Originally Posted by chadsdsmith
My question was more in regard to how these disks would look on existing 1080p tv equipment. I would tend to think, assuming the downconversion is performed correctly, that even with a 4k blu ray format using 50gb discs, that the better compression codec would result in a better than current blu ray picture.
OK, I'll bite....
"In theory" properly scaled 4K content that is encoded in a way to not have the compression issues that we see with some Blu-ray content, it should look better. You won't get the pixels, but it should be similar to watching HD content on an older tube SD TV: the extra breathing room should make it look less compressed.
In the real world, the studios that are overcompression and DNRing 1080p content, will likely do so with 4K. The difference is, it will be a relative difference based on the larger amount of data.

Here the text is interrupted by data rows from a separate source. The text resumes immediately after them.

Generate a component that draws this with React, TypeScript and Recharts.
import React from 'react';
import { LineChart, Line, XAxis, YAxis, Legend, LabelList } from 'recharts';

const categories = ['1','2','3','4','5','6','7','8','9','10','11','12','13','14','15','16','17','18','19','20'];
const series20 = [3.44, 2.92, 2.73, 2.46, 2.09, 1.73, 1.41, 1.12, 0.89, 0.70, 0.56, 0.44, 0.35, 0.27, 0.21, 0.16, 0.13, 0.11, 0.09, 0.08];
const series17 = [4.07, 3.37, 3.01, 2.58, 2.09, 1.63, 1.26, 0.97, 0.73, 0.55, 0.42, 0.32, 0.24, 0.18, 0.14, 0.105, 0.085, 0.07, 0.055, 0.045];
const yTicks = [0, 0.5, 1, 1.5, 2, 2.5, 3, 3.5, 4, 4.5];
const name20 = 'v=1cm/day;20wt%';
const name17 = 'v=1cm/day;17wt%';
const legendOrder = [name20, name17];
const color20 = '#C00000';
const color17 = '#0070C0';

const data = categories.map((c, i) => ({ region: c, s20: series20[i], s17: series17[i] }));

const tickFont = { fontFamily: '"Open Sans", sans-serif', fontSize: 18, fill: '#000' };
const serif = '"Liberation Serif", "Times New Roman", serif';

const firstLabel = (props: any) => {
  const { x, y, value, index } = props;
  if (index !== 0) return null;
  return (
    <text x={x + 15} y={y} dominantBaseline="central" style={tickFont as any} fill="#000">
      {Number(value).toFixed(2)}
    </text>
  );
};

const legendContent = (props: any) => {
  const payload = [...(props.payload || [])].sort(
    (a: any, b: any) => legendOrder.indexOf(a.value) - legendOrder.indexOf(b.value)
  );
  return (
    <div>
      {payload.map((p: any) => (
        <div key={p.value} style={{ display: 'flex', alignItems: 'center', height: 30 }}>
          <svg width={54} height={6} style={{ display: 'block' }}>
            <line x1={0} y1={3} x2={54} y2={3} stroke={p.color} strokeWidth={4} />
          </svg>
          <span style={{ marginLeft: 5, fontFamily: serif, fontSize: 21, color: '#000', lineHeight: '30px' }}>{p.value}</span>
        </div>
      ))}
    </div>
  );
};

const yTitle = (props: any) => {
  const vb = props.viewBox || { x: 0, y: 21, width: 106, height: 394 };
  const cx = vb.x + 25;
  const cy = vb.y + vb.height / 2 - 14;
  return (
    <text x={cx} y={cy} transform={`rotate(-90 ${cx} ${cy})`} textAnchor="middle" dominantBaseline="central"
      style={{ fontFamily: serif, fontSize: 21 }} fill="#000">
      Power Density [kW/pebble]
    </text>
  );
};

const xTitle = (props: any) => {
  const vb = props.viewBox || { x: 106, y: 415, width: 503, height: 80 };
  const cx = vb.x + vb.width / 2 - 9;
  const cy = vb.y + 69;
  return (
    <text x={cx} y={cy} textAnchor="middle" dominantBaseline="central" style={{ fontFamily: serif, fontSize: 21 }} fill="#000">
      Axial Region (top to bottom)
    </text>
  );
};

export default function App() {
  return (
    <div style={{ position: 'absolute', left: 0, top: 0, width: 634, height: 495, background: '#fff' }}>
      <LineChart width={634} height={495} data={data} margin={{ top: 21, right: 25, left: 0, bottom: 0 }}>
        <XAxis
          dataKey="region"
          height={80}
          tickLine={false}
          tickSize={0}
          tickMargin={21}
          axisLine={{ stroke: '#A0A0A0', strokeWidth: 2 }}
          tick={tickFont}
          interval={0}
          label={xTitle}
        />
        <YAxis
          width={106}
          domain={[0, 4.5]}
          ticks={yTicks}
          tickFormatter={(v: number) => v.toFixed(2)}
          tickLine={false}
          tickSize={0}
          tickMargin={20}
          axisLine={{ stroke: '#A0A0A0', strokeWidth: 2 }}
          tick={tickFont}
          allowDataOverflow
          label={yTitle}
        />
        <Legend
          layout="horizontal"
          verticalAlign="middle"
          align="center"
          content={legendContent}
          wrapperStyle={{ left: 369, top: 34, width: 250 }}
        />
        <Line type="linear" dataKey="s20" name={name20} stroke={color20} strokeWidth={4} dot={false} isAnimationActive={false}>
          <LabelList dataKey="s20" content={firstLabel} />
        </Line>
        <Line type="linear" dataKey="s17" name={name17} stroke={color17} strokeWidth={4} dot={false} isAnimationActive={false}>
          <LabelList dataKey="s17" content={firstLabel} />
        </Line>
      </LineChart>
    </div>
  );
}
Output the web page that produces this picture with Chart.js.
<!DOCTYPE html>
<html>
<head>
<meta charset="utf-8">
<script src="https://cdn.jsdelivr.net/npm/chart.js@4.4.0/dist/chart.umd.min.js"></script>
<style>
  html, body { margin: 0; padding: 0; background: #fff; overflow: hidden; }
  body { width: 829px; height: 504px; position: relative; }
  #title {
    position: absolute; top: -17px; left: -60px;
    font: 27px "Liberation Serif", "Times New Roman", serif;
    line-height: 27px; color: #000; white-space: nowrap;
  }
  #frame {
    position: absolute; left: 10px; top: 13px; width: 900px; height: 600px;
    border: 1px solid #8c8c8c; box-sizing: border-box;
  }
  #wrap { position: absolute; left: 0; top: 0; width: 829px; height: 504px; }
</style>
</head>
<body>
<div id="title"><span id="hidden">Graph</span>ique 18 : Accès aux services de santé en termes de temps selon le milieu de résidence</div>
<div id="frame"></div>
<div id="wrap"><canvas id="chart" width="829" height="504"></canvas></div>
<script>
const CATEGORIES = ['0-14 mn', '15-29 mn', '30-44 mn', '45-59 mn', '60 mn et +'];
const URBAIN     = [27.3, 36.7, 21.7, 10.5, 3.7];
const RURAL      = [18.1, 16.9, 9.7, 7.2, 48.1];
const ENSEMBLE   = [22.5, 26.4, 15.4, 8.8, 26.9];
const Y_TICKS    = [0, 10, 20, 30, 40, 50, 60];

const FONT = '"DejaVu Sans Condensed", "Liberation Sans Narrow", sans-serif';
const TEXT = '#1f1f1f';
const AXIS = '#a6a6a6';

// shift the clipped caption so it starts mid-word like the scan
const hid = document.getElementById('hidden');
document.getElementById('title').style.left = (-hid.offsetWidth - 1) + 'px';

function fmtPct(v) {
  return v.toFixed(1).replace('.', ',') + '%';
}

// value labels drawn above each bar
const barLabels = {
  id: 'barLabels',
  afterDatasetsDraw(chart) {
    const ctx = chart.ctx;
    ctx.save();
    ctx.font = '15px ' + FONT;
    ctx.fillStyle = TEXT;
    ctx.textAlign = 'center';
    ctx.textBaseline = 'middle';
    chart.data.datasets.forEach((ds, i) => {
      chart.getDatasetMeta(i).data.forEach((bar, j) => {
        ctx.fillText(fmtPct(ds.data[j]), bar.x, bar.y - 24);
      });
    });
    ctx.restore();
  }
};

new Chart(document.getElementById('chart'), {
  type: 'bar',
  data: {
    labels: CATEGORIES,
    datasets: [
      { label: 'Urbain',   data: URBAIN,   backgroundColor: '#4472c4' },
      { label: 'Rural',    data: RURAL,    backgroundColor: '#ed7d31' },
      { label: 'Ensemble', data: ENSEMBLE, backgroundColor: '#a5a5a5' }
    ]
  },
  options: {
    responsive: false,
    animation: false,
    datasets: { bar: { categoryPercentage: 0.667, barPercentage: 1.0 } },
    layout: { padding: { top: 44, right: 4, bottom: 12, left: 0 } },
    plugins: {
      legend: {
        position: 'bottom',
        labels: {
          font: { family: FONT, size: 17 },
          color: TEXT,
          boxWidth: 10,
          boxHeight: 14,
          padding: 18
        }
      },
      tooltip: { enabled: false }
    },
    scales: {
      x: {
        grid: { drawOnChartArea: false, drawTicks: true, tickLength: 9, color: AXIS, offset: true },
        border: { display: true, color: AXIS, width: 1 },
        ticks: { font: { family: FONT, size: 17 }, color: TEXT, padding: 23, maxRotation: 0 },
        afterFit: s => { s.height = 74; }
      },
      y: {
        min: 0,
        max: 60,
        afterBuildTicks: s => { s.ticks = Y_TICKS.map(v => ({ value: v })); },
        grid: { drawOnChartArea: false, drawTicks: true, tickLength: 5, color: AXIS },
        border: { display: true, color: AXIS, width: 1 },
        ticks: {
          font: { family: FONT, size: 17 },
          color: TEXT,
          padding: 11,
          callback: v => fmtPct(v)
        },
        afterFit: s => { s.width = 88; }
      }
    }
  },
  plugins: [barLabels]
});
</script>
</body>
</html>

What that means is, it's just as likely it will look exactly the same as 1080p content on a 1080p set. You'll likely only see a benefit on a 4k TV where the pixels are smaller allowing more detail from the recording to show. Since you won't have those extra pixels on your 1080p, you won't get the benefit while having the same issues.
We've seen mosquito noise, DNR, ringing, incorrect coloring, macroblocking and artifacting on both DVD and Blu-ray. I doubt they'll have some sort of epiphany that will make them actually try to avoid that stuff in 4K.